# miniature stallion at horse rescue in Ontario



## SHANA (Oct 12, 2011)

Anyway thought I would post this here but this few spot appaloosa stallion has been at Heaven Can Wait Equine Horse Rescue in Ontario for some time. He is registered with AMHR. He needs a home.


----------



## Champ (Oct 13, 2011)

Maybe they could geld him and it might make him more adoptable as well as stop people from being able to breed him which could make more minis end up in the same situation as him or worse






If they have his papers have them look up who bred him and let them know that one of the minis they foaled is now in a rescue looking for a home, maybe they would take him back.


----------



## frostedpineminis (Oct 17, 2011)

******* Registered AMHR Stallion*******

 

"CCMF Reach For The Clouds"

(Chief White Cloud X Grosshills Little Mans Class Act )

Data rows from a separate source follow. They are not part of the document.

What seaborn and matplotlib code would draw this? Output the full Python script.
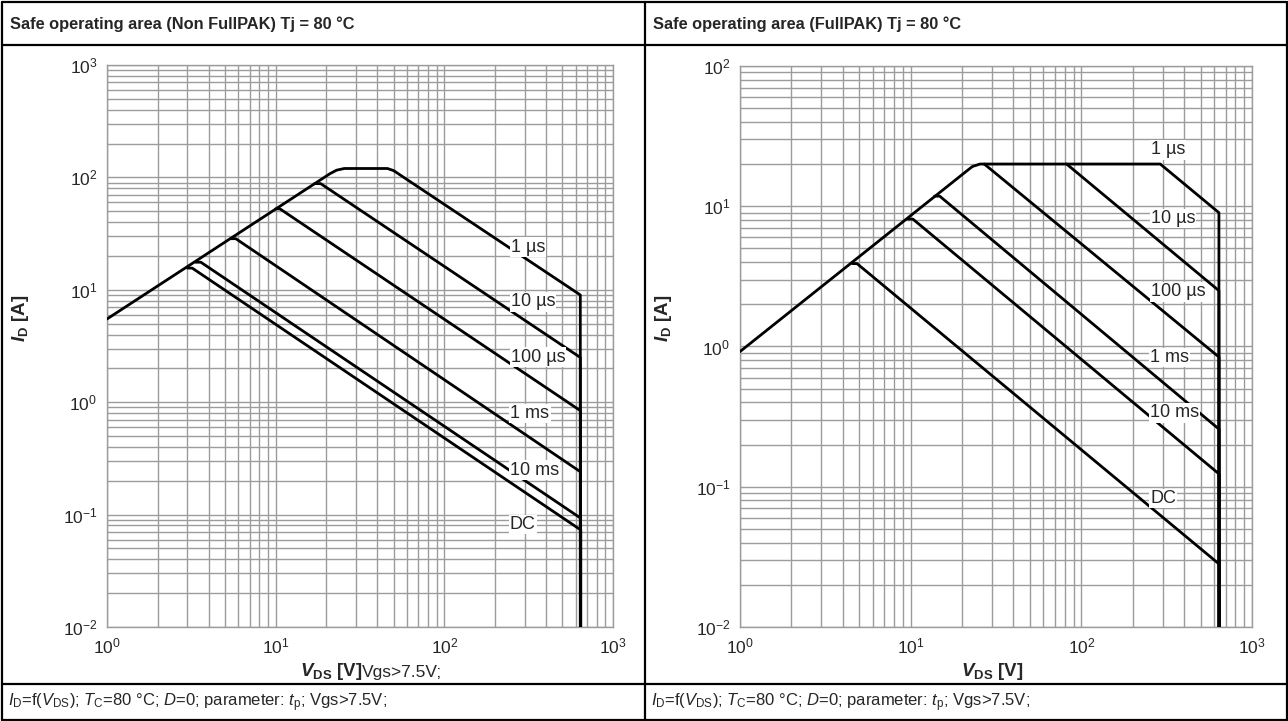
import numpy as np
import pandas as pd
import matplotlib
matplotlib.use("Agg")
import matplotlib.pyplot as plt
import seaborn as sns
from matplotlib.lines import Line2D

sns.set_style("white")
plt.rcParams['font.family'] = ['Liberation Sans', 'DejaVu Sans']
plt.rcParams['mathtext.fontset'] = 'custom'
plt.rcParams['mathtext.rm'] = 'Liberation Sans'
plt.rcParams['mathtext.it'] = 'Liberation Sans:italic'
plt.rcParams['mathtext.bf'] = 'Liberation Sans:bold'
plt.rcParams['mathtext.bfit'] = 'Liberation Sans:bold:italic'
plt.rcParams['axes.unicode_minus'] = False

# ---- data: Non FullPAK (left) ----
left_curves = {
    "1 µs":   ([1, 21, 23, 25.5, 46, 50, 640, 640], [5.5, 108, 116, 120, 120, 115, 9.0, 0.01]),
    "10 µs":  ([17, 18.5, 640, 640], [88, 88, 2.5, 0.01]),
    "100 µs": ([10.0, 10.6, 641, 641], [52.5, 52.5, 0.84, 0.01]),
    "1 ms":   ([5.4, 5.8, 642, 642], [28.5, 28.5, 0.24, 0.01]),
    "10 ms":  ([3.35, 3.6, 643, 643], [17.6, 17.6, 0.093, 0.01]),
    "DC":     ([3.0, 3.2, 644, 644], [15.6, 15.6, 0.073, 0.01]),
}
left_label_v = [313, 335, 359, 322, 344, 292]
left_label_i = [24, 7.8, 2.52, 0.80, 0.249, 0.081]

# ---- data: FullPAK (right) ----
right_curves = {
    "1 µs":   ([1, 21, 23, 25.5, 290, 640, 640], [0.92, 17.6, 19.2, 20, 20, 9.0, 0.01]),
    "10 µs":  ([82, 640, 640], [20, 2.5, 0.01]),
    "100 µs": ([27, 641, 641], [20, 0.84, 0.01]),
    "1 ms":   ([13.8, 14.8, 642, 642], [11.8, 11.8, 0.257, 0.01]),
    "10 ms":  ([9.6, 10.3, 643, 643], [8.1, 8.1, 0.123, 0.01]),
    "DC":     ([4.55, 4.85, 644, 644], [3.9, 3.9, 0.028, 0.01]),
}
right_label_v = [322, 344, 368, 330, 353, 301]
right_label_i = [25.2, 8.2, 2.45, 0.83, 0.336, 0.083]

titles = ["Safe operating area (Non FullPAK) Tj = 80 °C",
          "Safe operating area (FullPAK) Tj = 80 °C"]
vds_label = r"$\mathbfit{V}_{\mathbf{DS}}$ [V]"
id_label = r"$\mathbfit{I}_{\mathbf{D}}$ [A]"
footer = (r"$\mathit{I}_{\mathrm{D}}$=f($\mathit{V}_{\mathrm{DS}}$); $\mathit{T}_{\mathrm{C}}$=80 °C; "
          r"$\mathit{D}$=0; parameter: $\mathit{t}_{\mathrm{p}}$; Vgs>7.5V;")

W, H = 1288, 721
fig = plt.figure(figsize=(W / 100, H / 100), dpi=100)


def fx(px):
    return px / W


def fy(py):
    return 1 - py / H


axL = fig.add_axes([fx(107), fy(627), (613 - 107) / W, (627 - 65) / H])
axR = fig.add_axes([fx(740), fy(627), (1252 - 740) / W, (627 - 66) / H])

grid_c = '#9c9c9c'
panels = [(axL, left_curves, left_label_v, left_label_i, (1e-2, 1e3), -0.151),
          (axR, right_curves, right_label_v, right_label_i, (1e-2, 1e2), -0.128)]
for ax, curves, lv, li, ylim, ylx in panels:
    for name, (v, i) in curves.items():
        df = pd.DataFrame({"V": v, "I": i})
        sns.lineplot(data=df, x="V", y="I", ax=ax, color='black', lw=2.0,
                     sort=False, estimator=None, solid_joinstyle='round', zorder=3)
    ax.set_xscale('log')
    ax.set_yscale('log')
    ax.set_xlim(1, 1e3)
    ax.set_ylim(*ylim)
    ax.grid(True, which='both', color=grid_c, lw=1.0)
    ax.set_axisbelow(True)
    for s in ax.spines.values():
        s.set_color(grid_c)
        s.set_linewidth(1.0)
    ax.tick_params(which='major', length=5, color=grid_c, labelsize=12.5, pad=2)
    ax.tick_params(which='minor', length=0)
    for name, x, y in zip(curves.keys(), lv, li):
        ax.text(x, y, name, ha='center', va='center', fontsize=13, zorder=4,
                bbox=dict(fc='white', ec='none', pad=0.8))
    ax.set_ylabel(id_label, fontsize=13.5, fontweight='bold')
    ax.yaxis.set_label_coords(ylx, 0.55)
    ax.set_xlabel("")

fig.text(fx(362), fy(672), vds_label, fontsize=13.5, fontweight='bold', ha='right', va='center')
fig.text(fx(362), fy(672), "Vgs>7.5V;", fontsize=12.5, ha='left', va='center')
fig.text(fx(992), fy(672), vds_label, fontsize=13.5, fontweight='bold', ha='center', va='center')

# table frame
def hline(y, x0=1.5, x1=1286.5, lw=1.6):
    fig.add_artist(Line2D([fx(x0), fx(x1)], [fy(y), fy(y)], color='black', lw=lw))


def vline(x, y0=1.5, y1=719.5, lw=1.6):
    fig.add_artist(Line2D([fx(x), fx(x)], [fy(y0), fy(y1)], color='black', lw=lw))


hline(1.5)
hline(45)
hline(684)
hline(719.5)
vline(1.5)
vline(645)
vline(1286.5)

fig.text(fx(10), fy(24), titles[0], fontsize=11.8, fontweight='bold', va='center')
fig.text(fx(653), fy(24), titles[1], fontsize=11.8, fontweight='bold', va='center')
fig.text(fx(8), fy(703), footer, fontsize=12, va='center')
fig.text(fx(651), fy(703), footer, fontsize=12, va='center')

fig.savefig("out.png", dpi=100)
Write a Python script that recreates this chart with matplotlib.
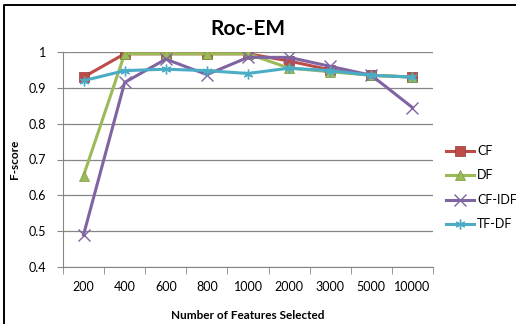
import matplotlib
matplotlib.use("Agg")
import matplotlib.pyplot as plt
from matplotlib.lines import Line2D

categories = ["200", "400", "600", "800", "1000", "2000", "3000", "5000", "10000"]
cf = [0.93, 0.995, 0.995, 0.995, 0.995, 0.975, 0.95, 0.935, 0.93]
df = [0.655, 0.995, 0.995, 0.995, 0.995, 0.955, 0.945, 0.935, 0.93]
cf_idf = [0.49, 0.915, 0.98, 0.937, 0.985, 0.985, 0.96, 0.935, 0.845]
tf_df = [0.92, 0.948, 0.952, 0.948, 0.94, 0.955, 0.948, 0.935, 0.93]
series = [("CF", cf, "#BE4B48", "s"), ("DF", df, "#9BBB59", "^"),
          ("CF-IDF", cf_idf, "#8064A2", "x"), ("TF-DF", tf_df, "#4BACC6", (6, 2, 0))]
yticks = [0.4, 0.5, 0.6, 0.7, 0.8, 0.9, 1.0]
ylabels = ["0.4", "0.5", "0.6", "0.7", "0.8", "0.9", "1"]

plt.rcParams['font.family'] = ['Lato', 'DejaVu Sans']
fig = plt.figure(figsize=(5.16, 3.24), dpi=100)
# partial frame (top and left edges) as in the screenshot
fig.lines.append(Line2D([4/516, 4/516, 1.0], [0.0, 1 - 5/324, 1 - 5/324],
                        transform=fig.transFigure, color='black', linewidth=1.4))
ax = fig.add_axes([63/516, 1 - 267/324, 370/516, 215/324])
x = list(range(len(categories)))
for name, vals, color, marker in series:
    ax.plot(x, vals, color=color, marker=marker, markersize=7 if marker != "x" else 8,
            linewidth=2.2, label=name, markeredgewidth=1.0 if marker in ("x", (6, 2, 0)) else 0.5,
            markeredgecolor=color if marker in ("x", (6, 2, 0)) else "#8a3a38" if name == "CF" else "#7a9a40")
ax.set_xlim(-0.5, len(categories) - 0.5)
ax.set_ylim(0.4, 1.0)
ax.set_yticks(yticks)
ax.set_yticklabels(ylabels, fontsize=9)
ax.set_xticks(x)
ax.set_xticklabels(categories, fontsize=9)
ax.tick_params(axis='x', length=0, pad=10)
ax.set_xticks([i - 0.5 for i in range(len(categories) + 1)], minor=True)
ax.tick_params(axis='x', which='minor', length=5, color='#868686', direction='out')
ax.tick_params(axis='y', length=4, color='#868686', pad=8)
ax.grid(axis='y', color='#868686', linewidth=0.9)
ax.set_axisbelow(True)
for s in ['top', 'right']:
    ax.spines[s].set_visible(False)
for s in ['left', 'bottom']:
    ax.spines[s].set_color('#868686')
ax.set_title("Roc-EM", fontsize=15, fontweight='bold', pad=12)
ax.set_xlabel("Number of Features Selected", fontsize=8.5, fontweight='bold', labelpad=12)
ax.set_ylabel("F-score", fontsize=8.5, fontweight='bold', labelpad=6)
ax.legend(loc='upper left', bbox_to_anchor=(1.005, 0.62), frameon=False, fontsize=9,
          handlelength=2.2, labelspacing=1.0, handletextpad=0.3)
fig.savefig("out.png", dpi=100)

Homozygous, 2001, Few Spot Appaloosa, black based, 36" tall

"Rio" was foaled in 2001 by "Critter Creek" Miniature Farm in Florida.

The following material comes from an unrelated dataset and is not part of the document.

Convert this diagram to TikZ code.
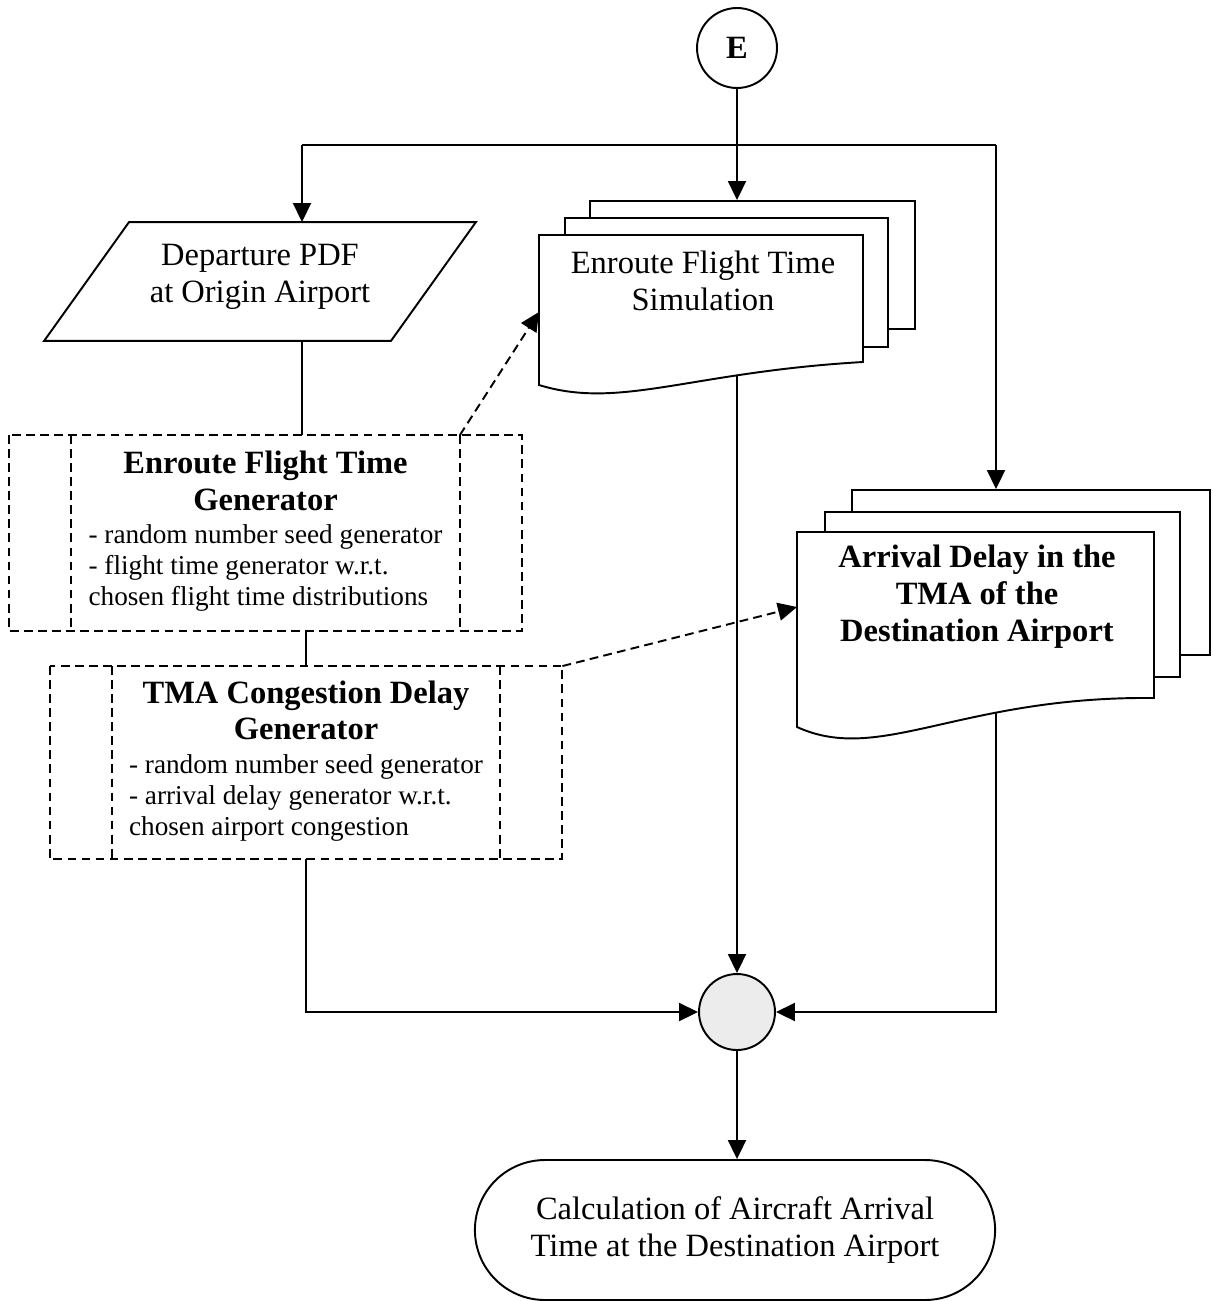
\documentclass[tikz,border=0pt]{standalone}
\usepackage{fontspec}
\setmainfont{Liberation Serif}
\usetikzlibrary{arrows.meta,shapes.misc,positioning}

\newcommand{\genfont}{\fontsize{15.5}{17.6}\selectfont}

\begin{document}
\begin{tikzpicture}[x=0.02cm,y=-0.02cm,line width=1.1pt,
                    font=\fontsize{18.5}{21}\selectfont,
                    flow/.style={-{Triangle[length=0.38cm,width=0.36cm]}},
                    dashes/.style={dash pattern=on 5pt off 3pt},
                    dash link/.style={flow,dashes},
                    conn/.style={circle,draw,minimum size=1.6cm,inner sep=0pt,font=\fontsize{18.5}{21}\selectfont\bfseries},
                    sheet/.style={rectangle,draw,fill=white,inner sep=0pt},
                    data/.style={rectangle,inner sep=0pt,minimum width=8.6cm,minimum height=2.34cm,align=center,text depth=9pt},
                    gen/.style={rectangle,inner sep=0pt,align=center,
                                minimum width=7.74cm,minimum height=3.88cm},
                    term/.style={rounded rectangle,draw,minimum width=10.64cm,minimum height=2.8cm,align=center},
                    mix/.style={circle,draw,fill=gray!15,minimum size=1.52cm,inner sep=0pt}]

  \useasboundingbox (0,0) rectangle (1213,1301);

  \node[conn] (E) at (737,48) {E};
  \coordinate (left) at (302,145);
  \coordinate (right) at (996,145);

  % enroute simulation stack
  \node[sheet,minimum width=6.5cm,minimum height=2.56cm] (simC) at (752.5,265) {};
  \node[sheet,minimum width=6.46cm,minimum height=2.58cm] (simB) at (726.5,282.5) {};
  \draw[fill=white] (539,235) -- (863,235) -- (863,362)
    .. controls (690,372) and (620,410) .. (539,385) -- cycle;
  \node[align=center] (sim) at (703,281) {Enroute Flight Time\\Simulation};
  \coordinate (simin) at (539,312);
  \coordinate (simout) at (737,375);

  % arrival delay stack
  \node[sheet,minimum width=7.16cm,minimum height=3.3cm] (arrC) at (1031,572.5) {};
  \node[sheet,minimum width=7.1cm,minimum height=3.3cm] (arrB) at (1002.5,594.5) {};
  \draw[fill=white] (797,532) -- (1154,532) -- (1154,698)
    .. controls (960,696) and (880,765) .. (797,727) -- cycle;
  \node[align=center,font=\fontsize{18.5}{21}\selectfont\bfseries] (arr) at (977,597)
    {Arrival Delay in the\\TMA of the\\Destination Airport};
  \coordinate (arrin) at (797,607);
  \coordinate (arrout) at (996,712);

  % departure data
  \node[data] (dep) at (260,281.5) {Departure PDF\\at Origin Airport};
  \draw ([xshift=1.7cm]dep.north west) -- (dep.north east) -- ([xshift=-1.7cm]dep.south east)
    -- (dep.south west) -- cycle;

  % generators
  \node[gen] (efg) at (265.5,533)
    {\textbf{Enroute Flight Time}\\\textbf{Generator}\\[-2pt]\genfont\begin{tabular}[t]{@{}l@{}}
     - random number seed generator\\- flight time generator w.r.t.\\chosen flight time distributions\end{tabular}};
  \draw[dashes] ([xshift=-1.24cm]efg.north west) rectangle ([xshift=1.24cm]efg.south east)
    (efg.north west) -- (efg.south west) (efg.north east) -- (efg.south east);

  \node[gen,minimum height=3.82cm] (tcg) at (306,762.5)
    {\textbf{TMA Congestion Delay}\\\textbf{Generator}\\[-2pt]\genfont\begin{tabular}[t]{@{}l@{}}
     - random number seed generator\\- arrival delay generator w.r.t.\\chosen airport congestion\end{tabular}};
  \draw[dashes] ([xshift=-1.24cm]tcg.north west) rectangle ([xshift=1.24cm]tcg.south east)
    (tcg.north west) -- (tcg.south west) (tcg.north east) -- (tcg.south east);

  \node[mix] (mix) at (737,1012) {};
  \node[term] (calc) at (735,1230) {Calculation of Aircraft Arrival\\Time at the Destination Airport};

  % connectors
  \draw[flow] (E) -- (E |- simC.north);
  \draw (left) -- (right);
  \draw[flow] (left) -- (left |- dep.north);
  \draw[flow] (right) -- (right |- arrC.north);
  \draw (left |- dep.south) -- (left |- efg.north);
  \draw (tcg.north |- efg.south) -- (tcg.north);
  \draw[flow] (tcg.south) |- (mix.west);
  \draw[flow] (simout) -- (mix.north);
  \draw[flow] (arrout) |- (mix.east);
  \draw[flow] (mix.south) -- (mix |- calc.north);
  \draw[dash link] (efg.north east) -- (simin);
  \draw[dash link] ([xshift=1.24cm]tcg.north east) -- (arrin);
\end{tikzpicture}
\end{document}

We have long admired the incrediable quality of their breeding program and could'nt beleive our luck with obtaining this FEW SPOT stallion of their breeding, who being a 'few spot' is homozygous for Appaloosa colour.

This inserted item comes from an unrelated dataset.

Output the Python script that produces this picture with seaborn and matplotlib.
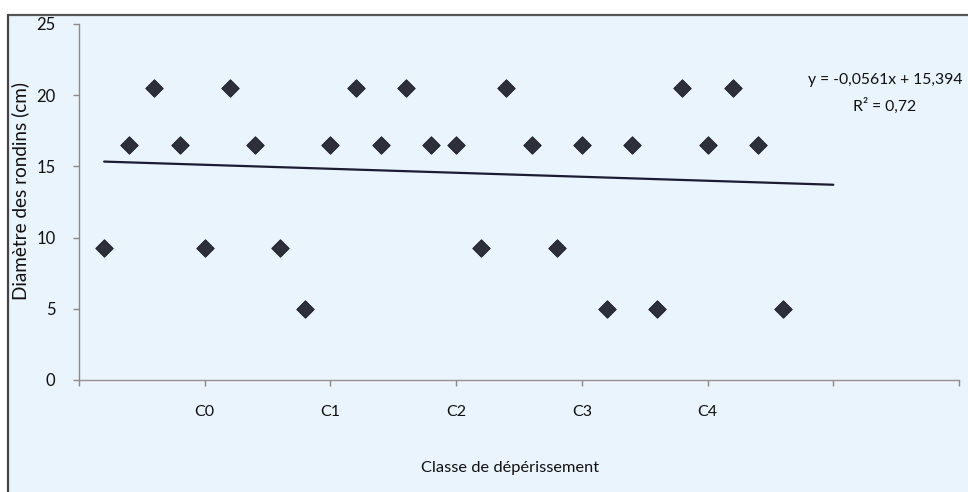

He is also a son of their beloved and honored foundation stallion "White Cloud".

"Rio" a we call this stallion, was imported into Canada as a weanling with his dam, and was sold to western Canada and now is here with us in Ontario.

His very snappy uplifting trot, was a very pleasant bonus, as he sure is well balanced and uses his hocks as well as his knees up front !

Hopefully an indicator he will produce some flashy trotting driving offspring, as well as consistanct Appaloosa colouring

He has excellent bloodlines including Lazy N Little Man,Flaby's El Tigre (Falabella) and is also a great grandson on the legendary Rowdy who is of Arenosa breeding.

******PEDIGREE *******

****************Flabys El Tigre

White Cloud CR

****************World of Miniatures Salt N Pepper

****************Lazy N Little Man, black, 30.5" (Rowdy)

Grosshill Little Mans Class Act,33.75"

***************Craigs Wendy Ann, palomino, 32"






here is what I found on him.


----------



## Marty (Oct 17, 2011)

Six owners in ten years. That's just plain sad

http://www.heavencanwaitequinerescue.org/reach.html


----------



## Champ (Oct 17, 2011)

This mini is in a rescue along with so many others......why would you keep promoting breeding this stallion when there is obviously so many going to slaughter, being abused, starved or being dumped as it is.....Just because people have miniature stallions who are registerd doesn't mean they should breed them....most would make better geldings!!


----------



## Marty (Oct 17, 2011)

Thank you Champ!


----------